Stated problem
Skipping all pictures, set down the lines of the listing from the first through the one with "688, 371, 184, 93, 55, 42, 39, 38, 22, 8]".

Data extract
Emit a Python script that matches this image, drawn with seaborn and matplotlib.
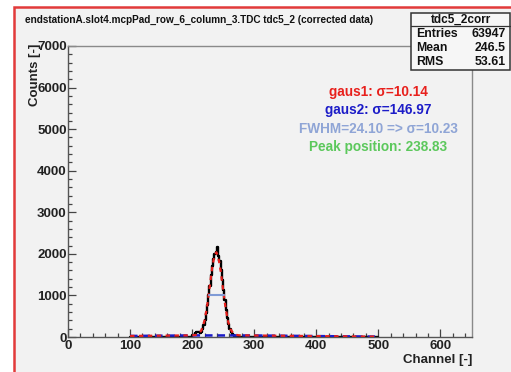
import numpy as np
import matplotlib
matplotlib.use("Agg")
import matplotlib.pyplot as plt
import seaborn as sns
from matplotlib.patches import Rectangle
from matplotlib.lines import Line2D
from matplotlib.ticker import MultipleLocator

# histogram tdc5_2corr (bin width 2 channels)
bin_edges = list(range(100, 502, 2))
peak_counts = {200: 40, 202: 60, 204: 90, 206: 110, 208: 120, 210: 110, 212: 100,
               214: 130, 216: 200, 218: 290, 220: 420, 222: 580, 224: 780, 226: 1000,
               228: 1230, 230: 1480, 232: 1700, 234: 1880, 236: 2000, 238: 2050,
               240: 2160, 242: 1950, 244: 1830, 246: 1620, 248: 1380, 250: 1120,
               252: 880, 254: 650, 256: 460, 258: 310, 260: 200, 262: 120, 264: 70,
               266: 40, 268: 20, 270: 10}
hist_counts = [peak_counts.get(e, 0) for e in bin_edges[:-1]]
bin_left = bin_edges[:-1]

# gaus1 + gaus2 fit
fit_x = [100, 190, 200, 205, 210, 215, 220, 224, 228, 232, 236, 239, 242, 246, 250,
         254, 258, 262, 266, 270, 275, 280, 290, 400, 500]
fit_y = [25, 38, 40, 46, 73, 160, 395, 724, 1168, 1635, 1963, 2038, 1941, 1592, 1124,
         688, 371, 184, 93, 55, 42, 39, 38, 22, 8]

# gaus2 (broad)
g2_x = [100, 200, 300, 400, 500]
g2_y = [25, 38, 37, 22, 8]

# FWHM marker
fwhm_x = [226.8, 250.9]
fwhm_y = [1000, 1000]

title = "endstationA.slot4.mcpPad_row_6_column_3.TDC tdc5_2 (corrected data)"
stats_name = "tdc5_2corr"
stats_rows = [("Entries", "63947"), ("Mean", "246.5"), ("RMS", "53.61")]
notes = [("gaus1: \u03c3=10.14", "#e8201c"),
         ("gaus2: \u03c3=146.97", "#1c1cc8"),
         ("FWHM=24.10 => \u03c3=10.23", "#8fa5d6"),
         ("Peak position: 238.83", "#5cc85c")]

sns.set_style("ticks")
plt.rcParams["font.family"] = ["Liberation Sans", "DejaVu Sans"]
plt.rcParams["font.weight"] = "bold"

W, H = 511, 372
fig = plt.figure(figsize=(W / 100, H / 100), dpi=100)
fig.patch.set_facecolor("white")
bg = "#f2f2f2"
fig.patches.append(Rectangle((14 / W, -0.02), 1.0, (H - 7) / H + 0.02,
                             transform=fig.transFigure, facecolor=bg,
                             edgecolor="#e23a3a", lw=1.8, zorder=-5))

ax = fig.add_axes([68 / W, (H - 337) / H, (472 - 68) / W, (337 - 46) / H])
ax.set_facecolor(bg)

sns.histplot(x=bin_left, weights=hist_counts, bins=bin_edges, element="step",
             fill=False, color="black", lw=1.7, ax=ax)
sns.lineplot(x=fit_x, y=fit_y, color="#e8201c", lw=1.6, ax=ax, zorder=4)
ax.lines[-1].set_dashes([2, 2])
sns.lineplot(x=g2_x, y=g2_y, color="#1c1cc8", lw=1.8, ax=ax, zorder=3)
ax.lines[-1].set_dashes([3, 2])
sns.lineplot(x=fwhm_x, y=fwhm_y, color="#7f9bd6", lw=1.5, ax=ax, zorder=5)

ax.set_xlim(0, 651)
ax.set_ylim(0, 7000)
ax.xaxis.set_major_locator(MultipleLocator(100))
ax.xaxis.set_minor_locator(MultipleLocator(20))
ax.yaxis.set_major_locator(MultipleLocator(1000))
ax.yaxis.set_minor_locator(MultipleLocator(200))
ax.tick_params(which="both", direction="in", colors="#444444", labelcolor="#222222",
               labelsize=9.5, top=False, right=False, width=0.9)
ax.tick_params(which="major", length=6)
ax.tick_params(which="minor", length=3)
ax.tick_params(axis="y", pad=1)
ax.tick_params(axis="x", pad=2)
for lab in ax.get_xticklabels() + ax.get_yticklabels():
    lab.set_fontweight("bold")
for s in ["top", "right"]:
    ax.spines[s].set_color("#8a8a8a")
for s in ["left", "bottom"]:
    ax.spines[s].set_color("#555555")
for s in ax.spines.values():
    s.set_linewidth(1.0)
ax.set_xlabel("")
ax.set_ylabel("")

fig.text(472 / W, 1 - 360 / H, "Channel [-]", ha="right", va="center",
         fontsize=9.5, fontweight="bold", color="#222222")
fig.text(35 / W, 1 - 44 / H, "Counts [-]", ha="center", va="top", rotation=90,
         fontsize=9.5, fontweight="bold", color="#222222")
fig.text(25 / W, 1 - 20 / H, title, ha="left", va="center", fontsize=7.2,
         fontweight="bold", color="#111111")

# stats box
fig.patches.append(Rectangle((411 / W, 1 - 70 / H), 99 / W, 57 / H,
                             transform=fig.transFigure, facecolor="#f6f6f6",
                             edgecolor="#333333", lw=1.1, zorder=5))
fig.lines.append(Line2D([411 / W, 510 / W], [1 - 26 / H, 1 - 26 / H],
                        transform=fig.transFigure, color="#333333", lw=0.9, zorder=6))
fig.text(461 / W, 1 - 20 / H, stats_name, ha="center", va="center", fontsize=8.5,
         fontweight="bold", color="#111111", zorder=7)
for i, (k, v) in enumerate(stats_rows):
    y = 1 - (34 + 14 * i) / H
    fig.text(416 / W, y, k, ha="left", va="center", fontsize=8.8,
             fontweight="bold", color="#111111", zorder=7)
    fig.text(506 / W, y, v, ha="right", va="center", fontsize=8.8,
             fontweight="bold", color="#111111", zorder=7)

for i, (t, c) in enumerate(notes):
    fig.text(378 / W, 1 - (92 + 18.3 * i) / H, t, ha="center", va="center",
             fontsize=9.8, fontweight="bold", color=c)

fig.savefig("out.png", dpi=100, facecolor=fig.get_facecolor())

Output of the task
Emit a Python script that matches this image, drawn with seaborn and matplotlib.
import numpy as np
import matplotlib
matplotlib.use("Agg")
import matplotlib.pyplot as plt
import seaborn as sns
from matplotlib.patches import Rectangle
from matplotlib.lines import Line2D
from matplotlib.ticker import MultipleLocator

# histogram tdc5_2corr (bin width 2 channels)
bin_edges = list(range(100, 502, 2))
peak_counts = {200: 40, 202: 60, 204: 90, 206: 110, 208: 120, 210: 110, 212: 100,
               214: 130, 216: 200, 218: 290, 220: 420, 222: 580, 224: 780, 226: 1000,
               228: 1230, 230: 1480, 232: 1700, 234: 1880, 236: 2000, 238: 2050,
               240: 2160, 242: 1950, 244: 1830, 246: 1620, 248: 1380, 250: 1120,
               252: 880, 254: 650, 256: 460, 258: 310, 260: 200, 262: 120, 264: 70,
               266: 40, 268: 20, 270: 10}
hist_counts = [peak_counts.get(e, 0) for e in bin_edges[:-1]]
bin_left = bin_edges[:-1]

# gaus1 + gaus2 fit
fit_x = [100, 190, 200, 205, 210, 215, 220, 224, 228, 232, 236, 239, 242, 246, 250,
         254, 258, 262, 266, 270, 275, 280, 290, 400, 500]
fit_y = [25, 38, 40, 46, 73, 160, 395, 724, 1168, 1635, 1963, 2038, 1941, 1592, 1124,
         688, 371, 184, 93, 55, 42, 39, 38, 22, 8]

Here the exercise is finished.